Providing kids with that early benefit is surely even more crucial in a state like Missouri, with its chronically underfunded and underperforming education system.
Yet, in the latest stark illustration of the skewed priorities of our state’s leaders, Missouri’s new budget guts a nationally lauded, modestly priced book-gifting program for young kids to achieve $4 million in savings — an inconsequential sum in the state’s bigger budget picture. Gov. Mike Kehoe and the Legislature can and must undo this shortsighted mistake.
Dolly Parton’s Imagination Library is a renowned program that mails one free age-appropriate book a month to children from birth to age 5. Operating in all 50 states (as well as overseas), it is funded in part by the Dollywood Foundation, along with public and private support.
Missouri has had a special relationship with the program since 2024, when it became the first state to fully fund it. Parton, the country music superstar, joined then-Gov. Mike Parson in Kansas City in August of that year in a celebration recognizing the milestone.
Parson declared it “Imagination Library of Missouri” Day and praised both Parton and the program for bringing literacy to kids. The following year, Missouri’s state-funded program handed out 1.9 million books — significantly more than the 1.6 million that its much larger neighbor Illinois handed out that year.
That was then. In state budget negotiations this year, Gov. Kehoe, scraping for savings wherever they could be found amid predictions of coming budgetary shortfalls, asked the Legislature to nix $4 million of the $6 million that had been requested for the program in Fiscal 2027.

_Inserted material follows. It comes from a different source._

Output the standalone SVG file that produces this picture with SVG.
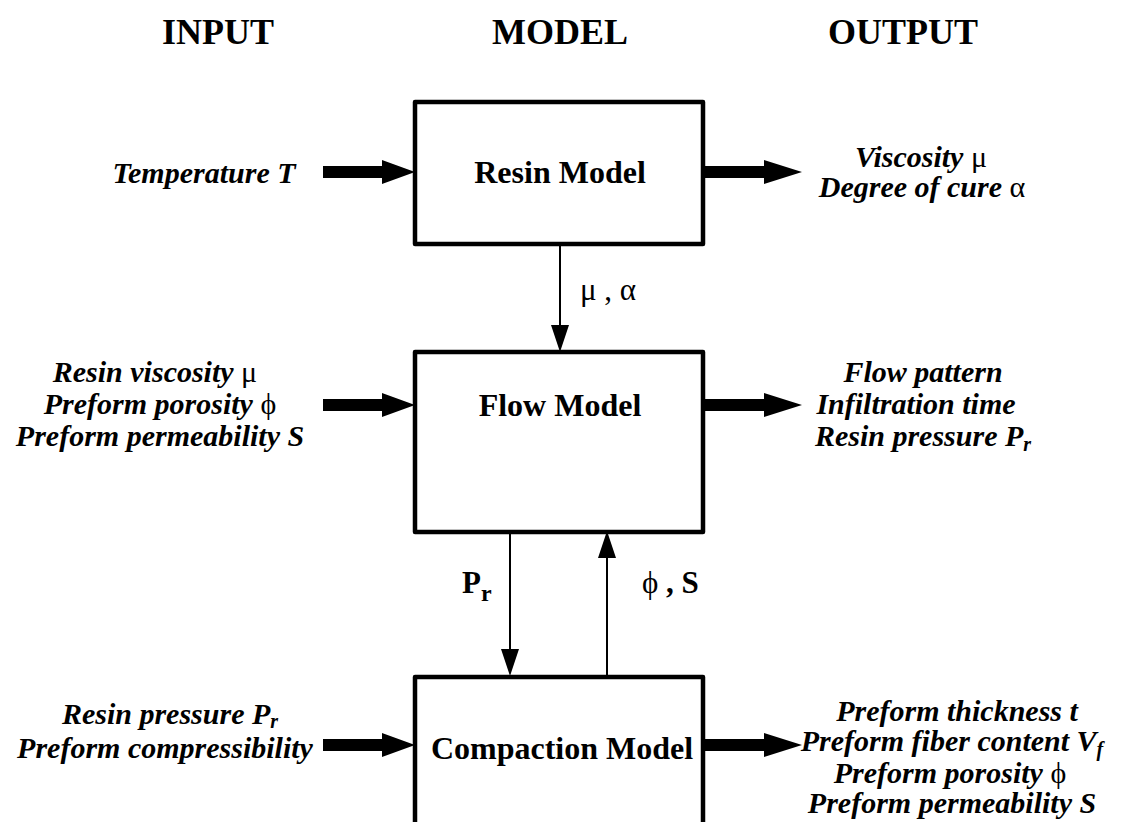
<svg xmlns="http://www.w3.org/2000/svg" width="1131" height="822" viewBox="0 0 1131 822">
<style>
.hdr{font-family:"Liberation Serif","Times New Roman",serif;font-weight:bold;font-size:36px;text-anchor:middle;fill:#000}
.ttl{font-family:"Liberation Serif","Times New Roman",serif;font-weight:bold;font-size:32px;text-anchor:middle;fill:#000}
.lbl{font-family:"Liberation Serif","Times New Roman",serif;font-weight:bold;font-style:italic;font-size:30px;text-anchor:middle;fill:#000}
.mid{font-family:"Liberation Serif","Times New Roman",serif;font-weight:bold;font-size:31px;fill:#000}
.gr{font-family:"Liberation Serif","DejaVu Serif",serif;font-weight:normal;font-style:normal}
.sub{font-size:20px}
.box{fill:#fff;stroke:#000;stroke-width:4.5;stroke-linejoin:round}
.big{fill:#000;stroke:none}
.thin{stroke:#000;stroke-width:2;fill:none}
.head{fill:#000}
</style>
<rect width="1131" height="822" fill="#fff"/>
<g id="headers">
<text class="hdr" x="218" y="44">INPUT</text>
<text class="hdr" x="560" y="44">MODEL</text>
<text class="hdr" x="903" y="44">OUTPUT</text>
</g>
<g id="connectors">
<polygon class="big" points="323,166 382,166 382,160 415,172 382,184 382,178 323,178"/>
<polygon class="big" points="705,166 764,166 764,160 802,172 764,184 764,178 705,178"/>
<polygon class="big" points="323,399 382,399 382,393 415,405 382,417 382,411 323,411"/>
<polygon class="big" points="705,399 764,399 764,393 802,405 764,417 764,411 705,411"/>
<polygon class="big" points="323,739 382,739 382,733 415,745 382,757 382,751 323,751"/>
<polygon class="big" points="705,739 764,739 764,733 802,745 764,757 764,751 705,751"/>
<line class="thin" x1="560" y1="246" x2="560" y2="326"/>
<polygon class="head" points="551,325 569,325 560,352"/>
<line class="thin" x1="510" y1="534" x2="510" y2="650"/>
<polygon class="head" points="501,649 519,649 510,676"/>
<line class="thin" x1="607" y1="677" x2="607" y2="557"/>
<polygon class="head" points="598,558 616,558 607,531"/>
</g>
<g id="resin-model">
<rect class="box" x="415" y="102" width="288" height="142"/>
<text class="ttl" x="560" y="183">Resin Model</text>
</g>
<g id="flow-model">
<rect class="box" x="415" y="352" width="288" height="180"/>
<text class="ttl" x="560" y="416">Flow Model</text>
</g>
<g id="compaction-model">
<rect class="box" x="415" y="677" width="288" height="160"/>
<text class="ttl" x="562" y="759">Compaction Model</text>
</g>
<g id="labels">
<text class="lbl" x="204" y="183">Temperature T</text>
<text class="lbl" x="921" y="167">Viscosity <tspan class="gr">μ</tspan></text>
<text class="lbl" x="922" y="197">Degree of cure <tspan class="gr">α</tspan></text>
<text class="mid" x="580" y="300"><tspan class="gr">μ , α</tspan></text>
<text class="lbl" x="155" y="382">Resin viscosity  <tspan class="gr">μ</tspan></text>
<text class="lbl" x="160" y="414">Preform porosity  <tspan class="gr">ϕ</tspan></text>
<text class="lbl" x="160" y="446">Preform permeability S</text>
<text class="lbl" x="923" y="382">Flow pattern</text>
<text class="lbl" x="916" y="414">Infiltration time</text>
<text class="lbl" x="923" y="446">Resin pressure P<tspan class="sub" dy="5">r</tspan></text>
<text class="mid" x="462" y="593">P<tspan font-size="24" dy="8">r</tspan></text>
<text class="mid" x="642" y="593"><tspan class="gr">ϕ</tspan> , S</text>
<text class="lbl" x="170" y="724">Resin pressure P<tspan class="sub" dy="4">r</tspan></text>
<text class="lbl" x="165" y="758">Preform compressibility</text>
<text class="lbl" x="957" y="721">Preform thickness t</text>
<text class="lbl" x="952" y="751">Preform fiber content V<tspan class="sub" dy="5">f</tspan></text>
<text class="lbl" x="950" y="783">Preform porosity <tspan class="gr">ϕ</tspan></text>
<text class="lbl" x="952" y="813">Preform permeability S</text>
</g>
</svg>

That the cut wasn’t widely reported during the flurry of budgetary action last month isn’t surprising; $4 million out of a total budget of more than $50 billion is little more than a rounding error.
Press coverage of the budget has focused largely on bigger issues — like the$190 million it shorts the state’s education foundation formula. Missouri’s weak education system is all the more reason to help kids get a head start with this low-cost book program.
While the $4 million cut barely registers within the state budget, the impact on the ground is literally existential to the program.
There were almost 170,000 Missouri kids enrolled in the program as of the end of March. The Missouri Department of Elementary and Secondary Education, which administers it, says it won’t enroll additional kids in the program after July 1. Those already enrolled will continue to receive books until the money runs out.
Then the books — the reading — will stop.
As word of the cut has gotten out, it has seen a surge of local, state and even national media coverage in recent weeks. Had that happened during last month’s budget negotiations, we’re guessing it never would have ended up on the chopping block. But again, it’s not a level of money that either policymakers, lobbyists or journalists are focused on when billions of dollars are being bandied about.
Sometimes, dollar amounts don’t begin to define the value of something.
“They can't wait to go to the mailbox and get that little book,” Parton told her Kansas City audience two years ago, “and they're going to take it in the house and they're going to make somebody read to them.”
Missouri’s constitution doesn’t allow the governor to unilaterally restore funding that wasn’t appropriated by the Legislature. But he can seek a supplemental appropriation to restore the $4 million and the Legislature can grant it. And that’s what should happen, as soon as possible.